The 4 million dollar sewer treatment plant, which went on stream two years ago, is not treating all of the city’s sewer. The cheese factory Esmeraldo and the rostro (slaughter house) still send all their waste directly into the arroyo and thence to the Presa Allende. Only part of the sewer from the city mains is being treated. The deep open sewer channel that can be seen from the foot of Hidalgo along Avenue de Guadalupe is not connected to the treatment plant, but dumps directly into the arroyo also. A large portion of the sewer that does enter the plant is sometimes diverted directly to the adjacent fields for irrigation.

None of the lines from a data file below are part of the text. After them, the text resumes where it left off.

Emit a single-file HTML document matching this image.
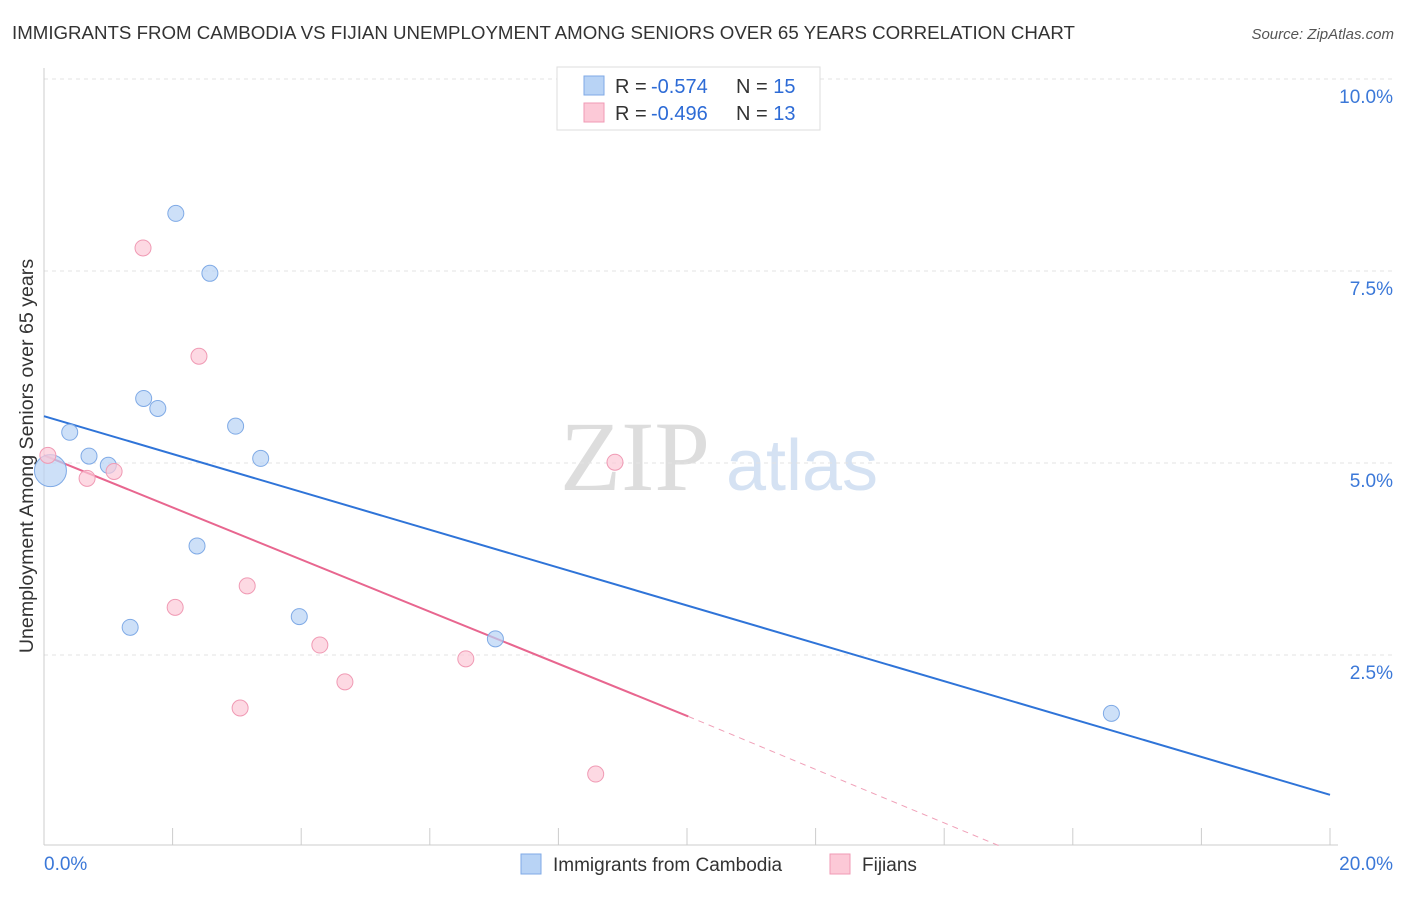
<!DOCTYPE html>
<html><head><meta charset="utf-8"><style>
body{margin:0;background:#fff;font-family:"Liberation Sans",sans-serif;}
</style></head><body>
<svg id="c" width="1406" height="892" xmlns="http://www.w3.org/2000/svg" font-family="Liberation Sans, sans-serif">
<text x="12" y="39" font-size="18.7" fill="#333">IMMIGRANTS FROM CAMBODIA VS FIJIAN UNEMPLOYMENT AMONG SENIORS OVER 65 YEARS CORRELATION CHART</text>
<text x="1394" y="39" font-size="15" fill="#555" font-style="italic" text-anchor="end">Source: ZipAtlas.com</text>
<text x="635" y="490" font-size="100" fill="#ddd" style="font-family:'Liberation Serif',serif" text-anchor="middle">ZIP</text>
<text x="802" y="490" font-size="72" fill="#d5e2f3" text-anchor="middle">atlas</text>
<text transform="translate(33,456) rotate(-90)" font-size="19.6" fill="#333" text-anchor="middle">Unemployment Among Seniors over 65 years</text>
<g id="grid"></g><g id="axes"></g><g id="lines"></g><g id="pts"></g>
<g>
<rect x="557" y="67" width="263" height="63" fill="#fff" stroke="#ddd"/>
<rect x="584" y="76" width="20" height="19" fill="#b8d3f5" stroke="#7faae6"/>
<rect x="584" y="103" width="20" height="19" fill="#fcc9d7" stroke="#f09ab4"/>
<text x="615" y="93" font-size="20" fill="#333">R = <tspan x="651" fill="#2d6bd6">-0.574</tspan><tspan x="736">N = </tspan><tspan fill="#2d6bd6">15</tspan></text>
<text x="615" y="120" font-size="20" fill="#333">R = <tspan x="651" fill="#2d6bd6">-0.496</tspan><tspan x="736">N = </tspan><tspan fill="#2d6bd6">13</tspan></text>
</g>
<g>
<rect x="521" y="854" width="20" height="20" fill="#b8d3f5" stroke="#7faae6"/>
<text x="553" y="871" font-size="19" fill="#333">Immigrants from Cambodia</text>
<rect x="830" y="854" width="20" height="20" fill="#fcc9d7" stroke="#f09ab4"/>
<text x="862" y="871" font-size="19" fill="#333">Fijians</text>
</g>
</svg>
<script>
const blueX=[0.4,0.7,1.0,1.55,1.77,2.05,2.58,2.98,3.37,2.38,1.34,3.97,7.02,16.6,0.1];
const blueY=[5.4,5.09,4.97,5.84,5.71,8.25,7.47,5.48,5.06,3.92,2.86,3.0,2.71,1.74,4.9];
const pinkX=[0.06,0.67,1.09,1.54,2.41,2.04,3.16,4.29,4.68,3.05,6.56,8.88,8.58];
const pinkY=[5.1,4.8,4.89,7.8,6.39,3.12,3.4,2.63,2.15,1.81,2.45,5.01,0.95];
const blueLine=[[0,5.61],[20,0.68]];
const pinkSolid=[[0,5.1],[10.02,1.7]];
const pinkDash=[[10.02,1.7],[14.9,0]];
const yTicks=[2.5,5,7.5,10];
const yTickLabels=["2.5%","5.0%","7.5%","10.0%"];
const xTicks=[0,2,4,6,8,10,12,14,16,18,20];
const NS="http://www.w3.org/2000/svg";
const X=v=>44+v*64.3, Y=v=>847-v*76.8;
function mk(p,t,a){const e=document.createElementNS(NS,t);for(const k in a)e.setAttribute(k,a[k]);document.getElementById(p).appendChild(e);return e;}
yTicks.forEach((t,i)=>{
 const g=mk('grid','line',{x1:44,x2:1395,y1:Y(t),y2:Y(t),stroke:'#e3e3e3','stroke-dasharray':'4,4'});
 
 
 const l=mk('grid','text',{x:1393,y:Y(t)+24,'font-size':19,fill:'#3b78d8','text-anchor':'end'});
 l.textContent=yTickLabels[i];
 
 
});
const ya=mk('axes','line',{x1:44,x2:44,y1:68,y2:845,stroke:'#ccc'});


const xa=mk('axes','line',{x1:44,x2:1338,y1:845,y2:845,stroke:'#ccc'});


xTicks.forEach(t=>{const e=mk('axes','line',{x1:X(t),x2:X(t),y1:828,y2:845,stroke:'#ccc'});
 
 });
const x0=mk('axes','text',{x:44,y:870,'font-size':19,fill:'#3b78d8'});x0.textContent='0.0%';


const x1=mk('axes','text',{x:1393,y:870,'font-size':19,fill:'#3b78d8','text-anchor':'end'});x1.textContent='20.0%';


function ln(seg,col,name,dash){const e=mk('lines','line',{x1:X(seg[0][0]),y1:Y(seg[0][1]),x2:X(seg[1][0]),y2:Y(seg[1][1]),stroke:col,'stroke-width':dash?1:2,'stroke-dasharray':dash?'6,5':'none'});
 
 }
ln(blueLine,'#2f74d8','trend-line-cambodia');
ln(pinkSolid,'#e8668f','trend-line-fijians');
ln(pinkDash,'#f0a0b8','trend-line-fijians-extension',true);
blueX.forEach((v,i)=>{const e=mk('pts','circle',{cx:X(v),cy:Y(blueY[i]),r:i==14?16:8,fill:'#b8d3f5','fill-opacity':0.7,stroke:'#7faae6'});
 
 });
pinkX.forEach((v,i)=>{const e=mk('pts','circle',{cx:X(v),cy:Y(pinkY[i]),r:8,fill:'#fcc9d7','fill-opacity':0.7,stroke:'#f09ab4'});
 
 });
</script>
</body></html>
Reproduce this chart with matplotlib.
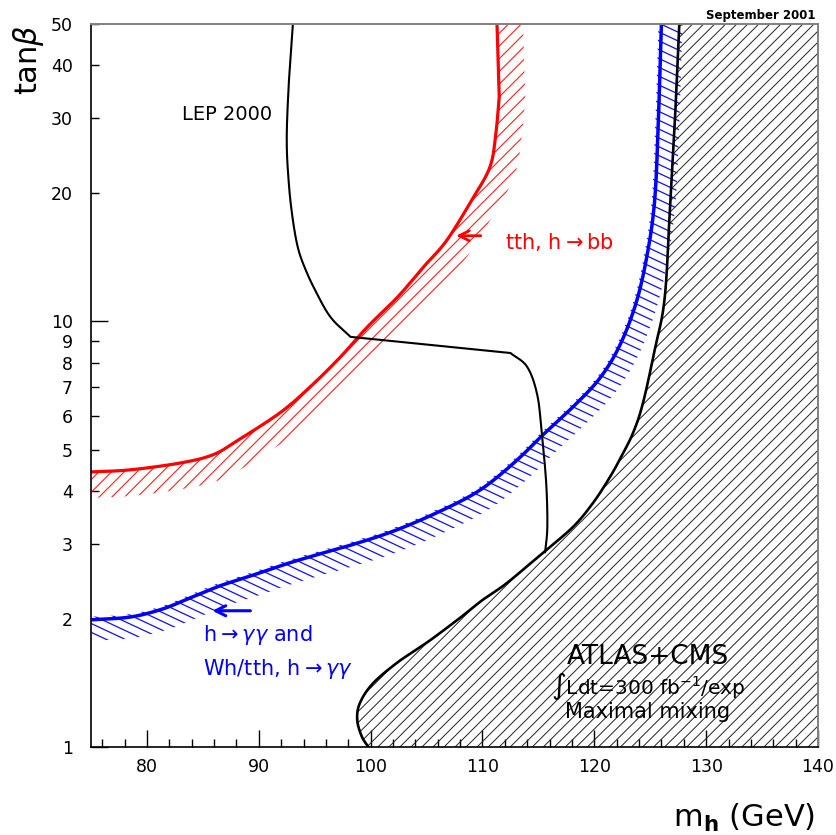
import numpy as np
import matplotlib
matplotlib.use("Agg")
import matplotlib.pyplot as plt
from matplotlib.collections import LineCollection
from matplotlib.patches import Polygon
from matplotlib.ticker import FixedLocator, MultipleLocator, FuncFormatter

# contours: m_h (GeV) vs tan(beta)
# tth, h->bb reach (red), split at the corner where it turns vertical
red_mh = [75.0, 78.5, 83.0, 85.9, 88.05, 91.9, 94.6, 97.3, 99.7, 102.4, 104.7, 106.8,
          109.05, 110.67, 111.2, 111.5]
red_tb = [4.43, 4.48, 4.65, 4.86, 5.24, 6.10, 7.02, 8.25, 9.70, 11.4, 13.4, 15.5,
          19.3, 23.07, 27.7, 33.7]
red_top_mh = [111.5, 111.3]
red_top_tb = [33.7, 50.0]

# h->gamma gamma and Wh/tth, h->gamma gamma reach (blue)
blue_mh = [75.0, 78.5, 81.4, 83.85, 86.5, 89.2, 92.2, 95.2, 98.2, 101.1, 103.5, 105.9,
           108.3, 110.05, 111.8, 113.6, 115.3, 118.1, 120.5, 122.3, 123.8, 124.8, 125.4,
           125.7, 126.0]
blue_tb = [1.99, 2.02, 2.11, 2.24, 2.39, 2.52, 2.68, 2.83, 2.98, 3.15, 3.33, 3.55,
           3.81, 4.06, 4.41, 4.86, 5.38, 6.30, 7.36, 8.81, 11.2, 14.7, 19.3,
           28.2, 50.0]

# theoretically excluded region boundary (black, hatched to the right)
theo_mh = [127.6, 127.3, 126.8, 126.3, 125.4, 124.35, 123.5, 122.5, 121.4, 119.9, 118.1,
           115.4, 112.2, 110.05, 108.3, 105.3, 102.4, 100.2, 99.05, 98.8, 99.2, 99.8]
theo_tb = [50.0, 33.2, 19.3, 11.4, 8.57, 6.43, 5.50, 4.86, 4.31, 3.75, 3.29,
           2.86, 2.43, 2.22, 2.04, 1.78, 1.58, 1.41, 1.27, 1.16, 1.06, 1.0]

# LEP 2000 exclusion, three pieces joined at its two corners
lep_a_mh = [93.05, 92.7, 92.5, 92.7, 93.05, 93.5, 94.1, 95.0, 96.4, 98.2]
lep_a_tb = [50.0, 36.9, 26.7, 20.9, 17.3, 14.9, 13.4, 11.9, 10.25, 9.2]
lep_b_mh = [98.2, 112.5]
lep_b_tb = [9.2, 8.43]
lep_c_mh = [112.5, 114.0, 114.9, 115.3, 115.7, 115.8, 115.6]
lep_c_tb = [8.43, 7.82, 6.72, 5.47, 4.17, 3.29, 2.87]

x_ticks_major = 10
x_ticks_minor = 2
y_major = [1, 10]
y_minor = [2, 3, 4, 5, 6, 7, 8, 9, 20, 30, 40, 50]


def smooth(xs, ys, n=14):
    # Catmull-Rom through the read points, done in (x, log y)
    p = np.column_stack([xs, np.log10(ys)])
    if len(p) < 3:
        return np.asarray(xs, float), np.asarray(ys, float)
    p = np.vstack([2 * p[0] - p[1], p, 2 * p[-1] - p[-2]])
    t = np.linspace(0, 1, n, endpoint=False)[:, None]
    out = []
    for i in range(1, len(p) - 2):
        p0, p1, p2, p3 = p[i - 1], p[i], p[i + 1], p[i + 2]
        out.append(0.5 * (2 * p1 + (p2 - p0) * t + (2 * p0 - 5 * p1 + 4 * p2 - p3) * t ** 2
                          + (3 * p1 - p0 - 3 * p2 + p3) * t ** 3))
    out.append(p[-2][None])
    out = np.vstack(out)
    return out[:, 0], 10 ** out[:, 1]


def band(ax, xs, ys, width, inner=0.0):
    # strip of given pixel width on the right-hand side of the curve
    pts = ax.transData.transform(np.column_stack([xs, ys]))
    d = np.gradient(pts, axis=0)
    d /= np.hypot(d[:, 0], d[:, 1])[:, None]
    nrm = np.column_stack([d[:, 1], -d[:, 0]])
    a = pts - inner * nrm
    b = pts + width * nrm
    return ax.transData.inverted().transform(np.vstack([a, b[::-1]]))


def hatch(ax, poly, angle, step, color, lw):
    patch = Polygon(poly, closed=True, transform=ax.transData, fc="none", ec="none")
    W, H = ax.bbox.width, ax.bbox.height
    a = np.radians(angle)
    d = np.array([np.cos(a), np.sin(a)])
    n = np.array([-np.sin(a), np.cos(a)])
    corners = np.array([[0, 0], [W, 0], [0, H], [W, H]])
    c = corners @ n
    C = np.array([W / 2, H / 2])
    L = np.hypot(W, H)
    segs = []
    for s in np.arange(np.floor(c.min() / step) * step, c.max() + step, step):
        base = C + (s - C @ n) * n
        p1, p2 = (base - L * d) / [W, H], (base + L * d) / [W, H]
        segs.append([p1, p2])
    lc = LineCollection(segs, transform=ax.transAxes, colors=color, linewidths=lw)
    lc.set_clip_path(patch)
    lc.set_clip_box(ax.bbox)
    ax.add_collection(lc, autolim=False)


fig = plt.figure(figsize=(8.36, 8.35), dpi=100)
ax = fig.add_axes([91 / 836, 1 - 747 / 835, 727 / 836, 723 / 835])
ax.set_yscale("log")
ax.set_xlim(75, 140)
ax.set_ylim(1, 50)

rx1, ry1 = smooth(red_mh, red_tb)
rx = np.concatenate([rx1, red_top_mh[1:]])
ry = np.concatenate([ry1, red_top_tb[1:]])
bx, by = smooth(blue_mh, blue_tb)
tx, ty = smooth(theo_mh, theo_tb)
la = smooth(lep_a_mh, lep_a_tb)
lc_ = smooth(lep_c_mh, lep_c_tb)
lx = np.concatenate([la[0], lep_c_mh[:1], lc_[0]])
ly = np.concatenate([la[1], lep_c_tb[:1], lc_[1]])

# hatched sides
hatch(ax, band(ax, rx, ry, 26), 45, 9.0, "#ff2020", 0.8)
hatch(ax, band(ax, bx, by, 21, inner=3), -25, 8.0, "#1010ff", 0.9)
theo_poly = np.vstack([np.column_stack([tx, ty]), [[140, 1], [140, 50]]])
hatch(ax, theo_poly, 45, 7.8, "#222222", 0.7)

ax.plot(rx, ry, color="#ff0000", lw=2.3, solid_capstyle="butt")
ax.plot(bx, by, color="#0000ff", lw=2.5, solid_capstyle="butt")
ax.plot(tx, ty, color="black", lw=1.9)
ax.plot(lx, ly, color="black", lw=1.5)

# labels on the plot
ax.text(83.1, 30.7, "LEP 2000", fontsize=14, ha="left", va="center")
ax.annotate("", xy=(107.4, 15.9), xytext=(110.1, 15.9),
            arrowprops=dict(arrowstyle="->", color="red", lw=2, mutation_scale=18))
ax.text(112.0, 15.35, r"tth, h$\rightarrow$bb", color="red", fontsize=15,
        ha="left", va="center")
ax.annotate("", xy=(85.6, 2.09), xytext=(89.5, 2.09),
            arrowprops=dict(arrowstyle="->", color="blue", lw=2.2, mutation_scale=18))
ax.text(85.0, 1.835, r"h$\rightarrow\gamma\gamma$ and", color="blue", fontsize=15,
        ha="left", va="center")
ax.text(85.0, 1.526, r"Wh/tth, h$\rightarrow\gamma\gamma$", color="blue", fontsize=15,
        ha="left", va="center")
ax.text(124.8, 1.625, "ATLAS+CMS", fontsize=19, ha="center", va="center")
ax.text(124.8, 1.39, "∫Ldt=300 fb$^{-1}$/exp", fontsize=14.5, ha="center", va="center")
ax.text(124.8, 1.21, "Maximal mixing", fontsize=15, ha="center", va="center")

# axes
ax.xaxis.set_major_locator(MultipleLocator(x_ticks_major))
ax.xaxis.set_minor_locator(MultipleLocator(x_ticks_minor))
ax.yaxis.set_major_locator(FixedLocator(y_major))
ax.yaxis.set_minor_locator(FixedLocator(y_minor))
fmt = FuncFormatter(lambda v, p: f"{v:g}")
ax.yaxis.set_major_formatter(fmt)
ax.yaxis.set_minor_formatter(fmt)
ax.tick_params(which="both", direction="in", top=False, right=False, labelsize=12.5)
ax.tick_params(which="major", length=12, width=1.0)
ax.tick_params(which="minor", length=6, width=1.0)
ax.tick_params(axis="y", which="both", pad=13)
ax.tick_params(axis="x", which="both", pad=8)
for side in ["left", "bottom"]:
    ax.spines[side].set_linewidth(1.2)
for side in ["top", "right"]:
    ax.spines[side].set_color("#808080")
    ax.spines[side].set_linewidth(1.4)

fig.text(29 / 836, 1 - 24 / 835, r"tan$\beta$", rotation=90, fontsize=22, ha="center", va="top")
fig.text(815 / 836, 1 - 818 / 835, r"m$_{\mathbf{h}}$ (GeV)", fontsize=22, ha="right", va="center")
fig.text(815 / 836, 1 - 15 / 835, "September 2001", fontsize=8.5, fontweight="bold",
         ha="right", va="center")

fig.savefig("out.png", dpi=100)
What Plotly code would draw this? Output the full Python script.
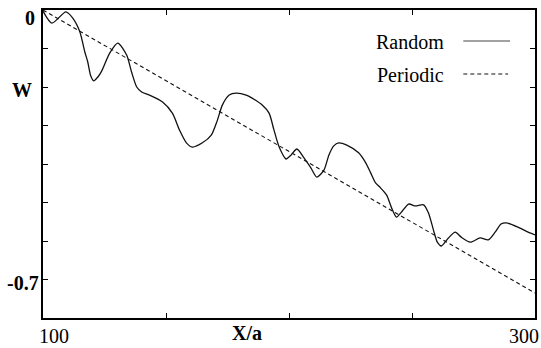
import plotly.graph_objects as go

# Random curve (X/a, W)
random_x = [100.0, 103.6, 109.3, 112.1, 115.0, 117.0, 118.2, 119.4, 120.6, 122.3, 123.9, 127.1, 130.4,
            134.0, 136.0, 138.1, 140.1, 143.3, 148.6, 152.6, 155.5, 158.3, 160.7, 164.8,
            168.4, 170.9, 172.9, 175.7, 178.5, 182.6, 185.0, 189.1, 191.9, 193.9, 196.0,
            198.8, 200.8, 203.2, 206.1, 208.9, 211.3, 214.2, 216.2, 218.2, 220.2, 223.5,
            228.3, 231.2, 233.2, 235.2, 237.2, 239.7, 241.7, 243.7, 245.7, 248.6, 251.4,
            254.7, 256.7, 258.7, 260.3, 261.9, 264.8, 267.6, 270.0, 273.7, 277.7, 281.0,
            283.8, 286.2, 288.3, 293.1, 297.2, 300.0]
random_w = [-0.003, -0.034, -0.005, -0.021, -0.057, -0.109, -0.135, -0.171, -0.184, -0.174, -0.158, -0.112, -0.086,
            -0.117, -0.161, -0.200, -0.213, -0.221, -0.239, -0.268, -0.312, -0.345, -0.356, -0.345,
            -0.325, -0.286, -0.247, -0.221, -0.216, -0.221, -0.229, -0.247, -0.268, -0.312, -0.356,
            -0.387, -0.377, -0.361, -0.384, -0.410, -0.434, -0.416, -0.377, -0.353, -0.345, -0.351,
            -0.371, -0.397, -0.423, -0.449, -0.462, -0.481, -0.514, -0.538, -0.525, -0.504, -0.509,
            -0.506, -0.527, -0.571, -0.603, -0.613, -0.592, -0.577, -0.590, -0.603, -0.592, -0.597,
            -0.577, -0.556, -0.553, -0.564, -0.577, -0.584]

# Periodic line
periodic_x = [100, 300]
periodic_w = [0.0, -0.735]

x_ticks = [100, 150, 200, 250, 300]
y_ticks = [0, -0.1, -0.2, -0.3, -0.4, -0.5, -0.6, -0.7, -0.8]

fig = go.Figure()
fig.add_trace(go.Scatter(x=random_x, y=random_w, mode="lines", name="Random",
                         line=dict(color="#111111", width=1.3, shape="spline", smoothing=0.7)))
fig.add_trace(go.Scatter(x=periodic_x, y=periodic_w, mode="lines", name="Periodic",
                         line=dict(color="#111111", width=1.1, dash="4px,3px")))

axis_common = dict(showline=True, linecolor="black", linewidth=1.5, mirror="ticks",
                   ticks="inside", ticklen=5, tickcolor="black", tickwidth=1,
                   showgrid=False, zeroline=False, showticklabels=False)
fig.update_xaxes(range=[100, 300], tickvals=x_ticks, **axis_common)
fig.update_yaxes(range=[-0.8, 0], tickvals=y_ticks, **axis_common)

serif = "Liberation Serif"
ann = []
def lab(text, x, y, bold=True, xanchor="center", size=20):
    t = f"<b>{text}</b>" if bold else text
    ann.append(dict(text=t, x=x, y=y, xref="paper", yref="paper", showarrow=False,
                    xanchor=xanchor, yanchor="middle",
                    font=dict(family=serif, size=size, color="black")))

# Axis labels (paper coords: plot area 43..537 x, 10..318 y)
lab("0", (30 - 43) / 494, 1 - (18 - 10) / 308)
lab("W", (22 - 43) / 494, 1 - (90 - 10) / 308)
lab("-0.7", (23 - 43) / 494, 1 - (283 - 10) / 308)
lab("100", (54 - 43) / 494, 1 - (336 - 10) / 308, bold=False)
lab("300", (526 - 43) / 494, 1 - (336 - 10) / 308, bold=False)
lab("X/a", (248 - 43) / 494, 1 - (333 - 10) / 308)

# Legend (gnuplot style: text then sample)
lab("Random", (448 - 43) / 494, 1 - (42 - 10) / 308, bold=False, xanchor="right")
lab("Periodic", (448 - 43) / 494, 1 - (75 - 10) / 308, bold=False, xanchor="right")
fig.update_layout(annotations=ann)
fig.add_shape(type="line", xref="paper", yref="paper",
              x0=(465 - 43) / 494, x1=(512 - 43) / 494,
              y0=1 - (41 - 10) / 308, y1=1 - (41 - 10) / 308,
              line=dict(color="#444444", width=1))
fig.add_shape(type="line", xref="paper", yref="paper",
              x0=(465 - 43) / 494, x1=(510 - 43) / 494,
              y0=1 - (74 - 10) / 308, y1=1 - (74 - 10) / 308,
              line=dict(color="#111111", width=1.1, dash="4px,3px"))

fig.update_layout(width=541, height=348, showlegend=False,
                  margin=dict(l=43, r=4, t=10, b=30),
                  plot_bgcolor="white", paper_bgcolor="white")

fig.write_html("out.html", config={"displayModeBar": False},
               post_script="document.body.style.margin='0';document.body.style.overflow='hidden';")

Our dreams of having a clean presa are far from reality.
There have been forums in various parts of the city inviting resident’s comments and some have been very informative. The best attended was on March 8 this year when Ambassador Alberto Szekely spoke about the need for members of the community to speak up and offer alternatives to protect the city and environment from undesirable development. Szekely is a renowned lawyer and his message was to cooperate with officials and not to confront them—substituting proposals for protests. I ask him if there were laws in place now or contemplated in the future that would control the use of water. He said this was a very touchy area because all waterways are federal and controlled by C.N.A., Comision Nacional de Aqua. He is working hard to suggest alternatives.
So we are moving ahead in awareness and hopefully something will come from the many meetings and forums we are having.
Some 30 years ago we learned the advances of technology would solve all earth’s problems, now we know it has increased them. All the projections of the past years have come to fruition—more are constantly heard. At the World Water Forum in Mexico City last year it was estimated that a 20% drop in rainwater the world over could be expected due to climate change, which means less water shored in the aquifers.
A big adjustment in life style has to be made to save the planet. I do not believe we should adapt instead of holding back the progress of pollution. We will quickly run short of adaptations while environmental destruction intensifies. To save the planet from deforestation and water shortage, we should eat less beef. We have not yet got out of our Wild West culture that cattle are part of the landscape and always will be. The amount of water used to grow beef is enormous 1000 tons of water for one ton of grain. 1,500 gallons of water for one hamburger. To build a car 400,000 litres are needed. The standard of living in the developed world has to make a big sacrifice to save the planet. Basic needs of water are 50 litres a day per person. U.S. uses 400-600 litres which is more than any other people on earth. Most Europeans use only half that amount. They are far ahead of North America in environmental concerns and restraints. We must stop thinking of exploitation and only think of preservation.
We cannot bring the 3rd world to the standard of the rich countries without speeding the destruction of Earth. It is estimated that if everyone in the world wanted to live like people in the US, 5 more planets like Earth would be needed to sustain the current population.
The answers are complex, political. We are part of a world concern that can only worsen without drastic action. Poorer nations are making unwanted changes in their life style due to the depletion and pollution of ground water. The developed nations present a way of life that reflect wants rather than needs and waste rather than conservation.
We must stop worrying about our cost of living, and think more of what our living is costing the earth.
In closing, we hope future administrations will continue the successful work presently being done by our ecology department and the city. Local NGOs are making a great effort also but they need help. Perhaps San Miguel could become an example to the rest of Mexico.